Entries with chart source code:
^^^^^^^^
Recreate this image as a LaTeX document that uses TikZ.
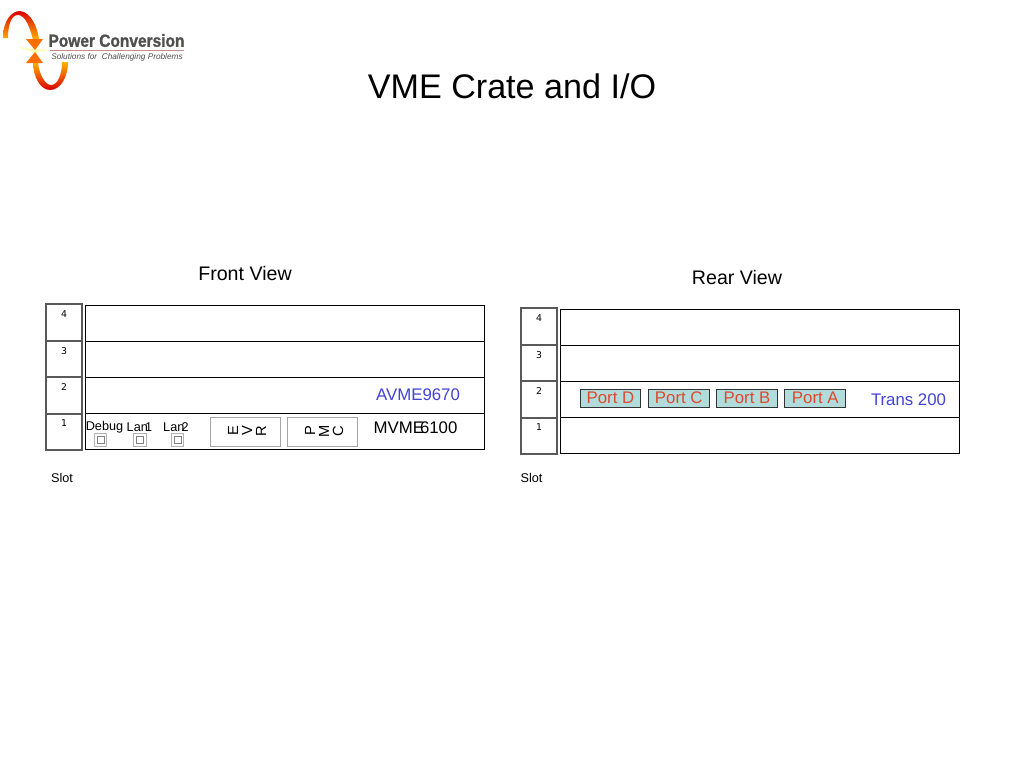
\documentclass[tikz,border=0pt]{standalone}
\usepackage{fontspec}
\setmainfont{Liberation Sans}
\newfontfamily\numfont{DejaVu Sans}
\newfontfamily\logofont[FakeBold=1.2,FakeStretch=0.88]{Liberation Sans Bold}
\usetikzlibrary{shapes,arrows}
\definecolor{portfill}{HTML}{B2DCDC}
\definecolor{porttext}{HTML}{E0482C}
\definecolor{boardblue}{HTML}{4242D6}
\definecolor{logogrey}{HTML}{50504F}
\begin{document}
\begin{tikzpicture}[x=0.75pt, y=-0.75pt, >=latex']
\tikzstyle{slotcell} = [draw=black!65, line width=1.2pt, rectangle, inner sep=0pt,
    minimum width=27pt, minimum height=27.375pt, node distance=27.375pt]
\tikzstyle{boardrow} = [draw=black, line width=0.75pt, rectangle, inner sep=0pt,
    minimum width=299.25pt, minimum height=27pt, node distance=27pt]
\tikzstyle{slotnum} = [font=\numfont\fontsize{7}{8}\selectfont, inner sep=0pt]
\tikzstyle{smalltext} = [font=\fontsize{9.5}{11}\selectfont, inner sep=0pt]
\tikzstyle{viewtitle} = [font=\fontsize{14.7}{17}\selectfont, inner sep=0pt]
\tikzstyle{boardtext} = [font=\fontsize{12.6}{15}\selectfont, inner sep=0pt]
\tikzstyle{bluetext} = [boardtext, text=boardblue]
\tikzstyle{mezzbox} = [draw=black!35, line width=0.6pt, rectangle, inner sep=0pt, align=center,
    minimum width=53pt, minimum height=21.75pt, font=\fontsize{11}{10.5}\selectfont]
\tikzstyle{jackbox} = [draw=black!30, line width=0.6pt, rectangle, inner sep=0pt,
    minimum size=9.5pt]
\tikzstyle{jackhole} = [draw=black!50, line width=0.4pt, rectangle, inner sep=0pt,
    minimum size=5pt]
\tikzstyle{portbox} = [draw=black!80, line width=0.75pt, fill=portfill, rectangle, inner sep=0pt,
    minimum width=45.5pt, minimum height=13.5pt, node distance=51.2pt, text=porttext,
    font=\fontsize{12.6}{15}\selectfont]
    \useasboundingbox (0,0) rectangle (1024,768);
    \fill [white] (0,0) rectangle (1024,768);

    % The logo is drawn directly, it has no connectors
    \shade [top color=red!85!black, bottom color=orange!60!yellow]
        (3,38) .. controls (3,20) and (12,11) .. (20,11)
        .. controls (31,12) and (38,28) .. (39,40)
        -- (33,40) .. controls (30,27) and (25,15) .. (18,15)
        .. controls (11,15) and (8,26) .. (8,38) -- cycle;
    \shade [top color=orange!60!yellow, bottom color=red!85!black]
        (68,62) .. controls (68,78) and (60,90) .. (50,90)
        .. controls (40,90) and (33,76) .. (33,62)
        -- (38,62) .. controls (39,74) and (45,85) .. (51,85)
        .. controls (58,85) and (62,74) .. (62,62) -- cycle;
    \fill [yellow!30] (18,47) -- (33,49) -- (35,44) -- (37,49) -- (50,50)
        -- (37,52) -- (35,58) -- (33,52) -- cycle;
    \fill [orange!85!red] (26,39) -- (43,39) -- (35,50) -- cycle;
    \fill [orange!85!red] (26,63) -- (43,63) -- (35,52) -- cycle;
    \node [font=\logofont\fontsize{13.2}{15}\selectfont, text=logogrey, inner sep=0pt]
        (logoname) at (116.5,40.5) {Power Conversion};
    \draw [red!50!black!45, line width=0.75pt] (50,50.5) -- (183.5,50.5);
    \node [font=\itshape\fontsize{6.2}{7}\selectfont, text=logogrey, inner sep=0pt]
        (logotag) at (117,57) {Solutions for\ \ Challenging Problems};

    % Titles
    \node [font=\fontsize{25.6}{30}\selectfont, inner sep=0pt] (title) at (512,86) {VME Crate and I/O};
    \node [viewtitle] (frontview) at (245,273.5) {Front View};
    \node [viewtitle] (rearview) at (737,277) {Rear View};

    % We start by placing the slot columns and the rows
    \node [slotcell] (fslot4) at (64,322.5) {};
    \node [slotcell, below of=fslot4] (fslot3) {};
    \node [slotcell, below of=fslot3] (fslot2) {};
    \node [slotcell, below of=fslot2] (fslot1) {};
    \node [slotcell] (rslot4) at (539,326.5) {};
    \node [slotcell, below of=rslot4] (rslot3) {};
    \node [slotcell, below of=rslot3] (rslot2) {};
    \node [slotcell, below of=rslot2] (rslot1) {};
    \node [boardrow] (frow4) at (284.5,323) {};
    \node [boardrow, below of=frow4] (frow3) {};
    \node [boardrow, below of=frow3] (frow2) {};
    \node [boardrow, below of=frow2] (frow1) {};
    \node [boardrow] (rrow4) at (759.5,327) {};
    \node [boardrow, below of=rrow4] (rrow3) {};
    \node [boardrow, below of=rrow3] (rrow2) {};
    \node [boardrow, below of=rrow2] (rrow1) {};
    % The numbers sit near the top of each slot
    \foreach \n in {1,...,4} {
        \node [slotnum, anchor=north, yshift=-5.2pt] (fnum\n) at (fslot\n.north) {\n};
        \node [slotnum, anchor=north, yshift=-5.2pt] (rnum\n) at (rslot\n.north) {\n};
    }
    \node [smalltext] (fslotname) at (62,477.5) {Slot};
    \node [smalltext] (rslotname) at (531.5,477.5) {Slot};

    % Front board
    \node [bluetext] (avme) at (418,395) {AVME9670};
    \node [boardtext] (mvme) at (415.5,428) {MVME\kern-3pt 6100};
    \node [mezzbox] (evr) at (245.5,431.5) {\raisebox{0.8pt}{\rotatebox{90}{\parbox{21pt}{\centering E\\V\\R}}}\kern-2.5pt};
    \node [mezzbox] (pmc) at (322.5,431.5) {\raisebox{0.8pt}{\rotatebox{90}{\parbox{21pt}{\centering P\\M\\C}}}\kern-2.5pt};
    \node [jackbox] (debugjack) at (100.5,440) {};
    \node [jackbox] (lanonejack) at (140,440) {};
    \node [jackbox] (lantwojack) at (177.5,440) {};
    \node [jackhole] at (debugjack) {};
    \node [jackhole] at (lanonejack) {};
    \node [jackhole] at (lantwojack) {};
    \node [smalltext] (debug) at (104.5,427) {Debug};
    \node [smalltext] (lanone) at (139.5,427) {Lan\kern-2pt 1};
    \node [smalltext] (lantwo) at (176,427) {Lan\kern-2pt 2};

    % Rear board
    \node [portbox] (portd) at (610.5,398) {Port D};
    \node [portbox, right of=portd] (portc) {Port C};
    \node [portbox, right of=portc] (portb) {Port B};
    \node [portbox, right of=portb] (porta) {Port A};
    \node [bluetext] (trans) at (908.5,400) {Trans 200};
\end{tikzpicture}
\end{document}
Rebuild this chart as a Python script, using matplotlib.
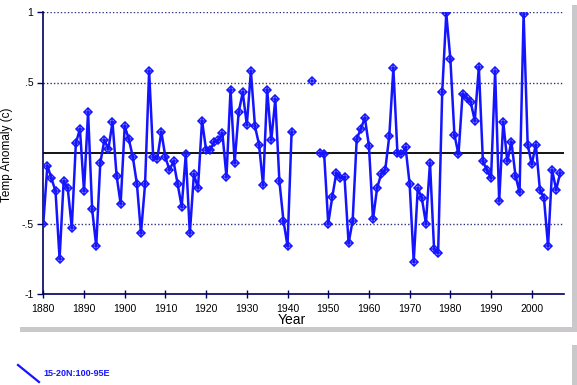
import numpy as np
import matplotlib
matplotlib.use("Agg")
from matplotlib import pyplot as plt
from matplotlib.patches import Rectangle
from matplotlib.lines import Line2D

plt.rcParams['font.family'] = ['Liberation Sans', 'DejaVu Sans']

nan = np.nan
years = list(range(1880, 2008))
anomaly = [
    -0.50, -0.09, -0.18, -0.27, -0.75, -0.20, -0.25, -0.53, 0.07, 0.17,   # 1880s
    -0.27, 0.29, -0.40, -0.66, -0.07, 0.09, 0.03, 0.22, -0.16, -0.36,     # 1890s
    0.19, 0.10, -0.03, -0.22, -0.57, -0.22, 0.58, -0.03, -0.04, 0.15,     # 1900s
    -0.03, -0.12, -0.06, -0.22, -0.38, -0.01, -0.57, -0.15, -0.25, 0.23,  # 1910s
    0.02, 0.02, 0.08, 0.09, 0.14, -0.17, 0.45, -0.07, 0.29, 0.43,         # 1920s
    0.20, 0.58, 0.19, 0.06, -0.23, 0.45, 0.09, 0.38, -0.20, -0.48,        # 1930s
    -0.66, 0.15, nan, nan, nan, nan, 0.51, nan, 0.00, -0.01,              # 1940s
    -0.50, -0.31, -0.14, -0.18, -0.17, -0.64, -0.48, 0.10, 0.17, 0.25,    # 1950s
    0.05, -0.47, -0.25, -0.15, -0.12, 0.12, 0.60, 0.00, -0.01, 0.04,      # 1960s
    -0.22, -0.77, -0.25, -0.32, -0.50, -0.07, -0.68, -0.71, 0.43, 0.99,   # 1970s
    0.67, 0.13, -0.01, 0.42, 0.39, 0.36, 0.23, 0.61, -0.06, -0.12,        # 1980s
    -0.18, 0.58, -0.34, 0.22, -0.06, 0.08, -0.16, -0.28, 0.985, 0.06,     # 1990s
    -0.08, 0.06, -0.26, -0.32, -0.66, -0.12, -0.26, -0.14,                # 2000s
]
yticks = [-1, -0.5, 0.5, 1]
ytick_labels = ['-1', '-.5', '.5', '1']
xticks = list(range(1880, 2001, 10))
series_name = '15-20N:100-95E'

W, H = 577, 385
fig = plt.figure(figsize=(W / 100, H / 100), dpi=100)

# panel frames with grey drop shadow
def box(x0, y0, x1, y1, color):
    fig.patches.append(Rectangle((x0 / W, 1 - y1 / H), (x1 - x0) / W, (y1 - y0) / H,
                                 transform=fig.transFigure, facecolor=color,
                                 edgecolor='none', zorder=-2))

box(20, 5, 577, 332, '#cbc8cb')
box(0, 0, 572, 327, 'white')
box(20, 345, 577, 395, '#cbc8cb')
box(0, 340, 572, 395, 'white')

ax = fig.add_axes([43.3 / W, 1 - 294 / H, (563.5 - 43.3) / W, (294 - 12) / H])
ax.set_facecolor('none')

navy = '#000060'
blue = '#1414ff'

for v in [-1, -0.5, 0.5, 1]:
    ax.axhline(v, color='#303080', lw=1, ls=(0, (1, 1.5)), zorder=1)
ax.axhline(0, color='black', lw=1.3, zorder=1)

ax.plot(years, anomaly, color=blue, lw=1.8, marker='D', ms=4.5, mfc='none',
        mec=blue, mew=1.1, zorder=3)
ax.plot(years, anomaly, ls='none', marker='+', ms=6, mec=blue, mew=1.1, zorder=3)

ax.set_xlim(1880, 2007.8)
ax.set_ylim(-1, 1)
ax.set_xticks(xticks)
ax.set_xticklabels([str(x) for x in xticks], fontsize=7.5)
ax.set_yticks(yticks)
ax.set_yticklabels(ytick_labels, fontsize=7.5)
ax.tick_params(axis='x', direction='inout', length=6, width=1, color=navy, pad=4)
ax.tick_params(axis='y', direction='out', length=4, width=1, color=navy, pad=3)

for s in ['top', 'right']:
    ax.spines[s].set_visible(False)
for s in ['left', 'bottom']:
    ax.spines[s].set_color(navy)
    ax.spines[s].set_linewidth(1.2)

fig.text(7 / W, 1 - 155 / H, 'Temp Anomaly (c)', rotation=90, ha='center', va='center', fontsize=8.5)
fig.text(292 / W, 1 - 320 / H, 'Year', ha='center', va='center', fontsize=10)

# legend
fig.lines.append(Line2D([18 / W, 39 / W], [1 - 365 / H, 1 - 382 / H], transform=fig.transFigure,
                        color=blue, lw=1.6))
fig.text(43 / W, 1 - 373 / H, series_name, ha='left', va='center', fontsize=6.5,
         fontweight='bold', color=blue)

fig.savefig('out.png', dpi=100)
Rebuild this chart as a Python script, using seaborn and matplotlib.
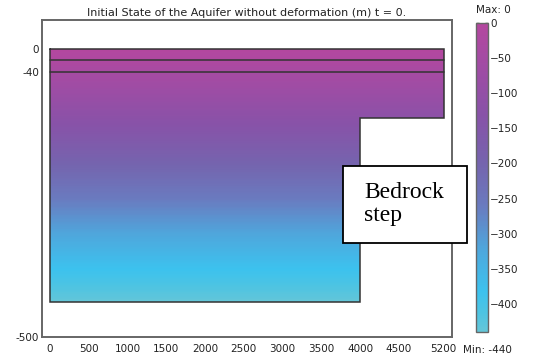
import numpy as np
import pandas as pd
import matplotlib
matplotlib.use("Agg")
import matplotlib.pyplot as plt
import seaborn as sns
from matplotlib.colors import LinearSegmentedColormap, Normalize
from matplotlib.patches import Rectangle

sns.set_theme(style="white")
plt.rcParams['font.family'] = ['DejaVu Sans']

# ---- data ----
x_left = 0
x_step = 4000
x_right = 5080          # right edge of the domain (labelled "5200" in the picture)
top_depth = 0
layer_lines = [-20, -40]
step_bottom = -120
aquifer_bottom = -440

x_ticks = [0, 500, 1000, 1500, 2000, 2500, 3000, 3500, 4000, 4500, 5080]
x_tick_labels = ["0", "500", "1000", "1500", "2000", "2500", "3000", "3500", "4000", "4500", "5200"]
y_ticks = [0, -40, -500]
y_tick_labels = ["0", "-40", "-500"]
cbar_ticks = [0, -50, -100, -150, -200, -250, -300, -350, -400]
cbar_min, cbar_max = -440, 0

title = "Initial State of the Aquifer without deformation (m) t = 0."
box_text = "Bedrock\nstep"

# colormap (value normalised from min to max)
cmap_pos = [0.0, 0.06, 0.13, 0.27, 0.41, 0.545, 0.705, 0.86, 1.0]
cmap_cols = ["#64c6d8", "#4ec4e2", "#3cc2ee", "#4fa6dc", "#6a7abf", "#7564ae",
             "#8852a8", "#a04ca4", "#b4479f"]
cmap = LinearSegmentedColormap.from_list("aq", list(zip(cmap_pos, cmap_cols)))
norm = Normalize(vmin=cbar_min, vmax=cbar_max)

fig = plt.figure(figsize=(5.35, 3.6), dpi=100)
ax = fig.add_axes([42/535, 1-337/360, 410/535, 317/360])
cax = fig.add_axes([476/535, 1-332/360, 12/535, 309/360])

# depth field
x_edges = np.array([x_left, x_step, x_right])
y_edges = np.linspace(aquifer_bottom, top_depth, 221)
y_cent = 0.5*(y_edges[:-1] + y_edges[1:])
Z = np.repeat(y_cent[:, None], 2, axis=1)
mask = np.zeros_like(Z, dtype=bool)
mask[:, 1] = y_cent < step_bottom
Zm = np.ma.array(Z, mask=mask)
mesh = ax.pcolormesh(x_edges, y_edges, Zm, cmap=cmap, norm=norm, shading="flat",
                     edgecolors="none", antialiased=False)

# outline
outline = pd.DataFrame({
    "x": [x_left, x_right, x_right, x_step, x_step, x_left, x_left],
    "y": [top_depth, top_depth, step_bottom, step_bottom, aquifer_bottom, aquifer_bottom, top_depth],
})
ax.plot(outline["x"], outline["y"], color="#333333", lw=1.1, solid_joinstyle="miter")
for yl in layer_lines:
    ax.plot([x_left, x_right], [yl, yl], color="#333333", lw=1.1)

ax.set_xlim(-103, 5187)
ax.set_ylim(-500, 50)
ax.set_xticks(x_ticks)
ax.set_xticklabels(x_tick_labels)
ax.set_yticks(y_ticks)
ax.set_yticklabels(y_tick_labels)
ax.tick_params(axis="both", length=0, labelsize=7.5, colors="#222222")
ax.tick_params(axis="x", pad=5)
ax.tick_params(axis="y", pad=2)
for s in ax.spines.values():
    s.set_color("#666666")
    s.set_linewidth(1.4)
    s.set_visible(True)
ax.set_title(title, fontsize=8, color="#222222", pad=3)

# colorbar
cb = fig.colorbar(mesh, cax=cax, ticks=cbar_ticks)
cb.outline.set_edgecolor("#666666")
cb.outline.set_linewidth(1.0)
cax.tick_params(axis="y", direction="in", length=2.5, width=1.0, color="#333333",
                left=True, right=True, labelsize=7.5, pad=1.5, labelcolor="#222222")
fig.text(476/535, 1-10/360, "Max: 0", fontsize=7.5, ha="left", va="center", color="#222222")
fig.text(463/535, 1-350/360, "Min: -440", fontsize=7.5, ha="left", va="center", color="#222222")

# text box
fig.patches.append(Rectangle((343/535, 1-243/360), 124/535, 77/360, transform=fig.transFigure,
                             facecolor="white", edgecolor="black", lw=1.3, zorder=10))
fig.text(364/535, 1-204/360, box_text, fontsize=17, family="Liberation Serif",
         ha="left", va="center", color="black", linespacing=1.15, zorder=11)

fig.savefig("out.png", dpi=100)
^^^^^^^^
● TASK DETAILS:
Nothing but the lines from the one with "Rebuild this chart as a Python script, using matplotlib." through the one with "plt.rcParams['font.family'] = ['Liberation" is to be copied, exactly and ends included. Leave pictures out.

● ANSWER FOR THIS EXERCISE:
Rebuild this chart as a Python script, using matplotlib.
import numpy as np
import matplotlib
matplotlib.use("Agg")
from matplotlib import pyplot as plt
from matplotlib.patches import Rectangle
from matplotlib.lines import Line2D

plt.rcParams['font.family'] = ['Liberation Sans', 'DejaVu Sans']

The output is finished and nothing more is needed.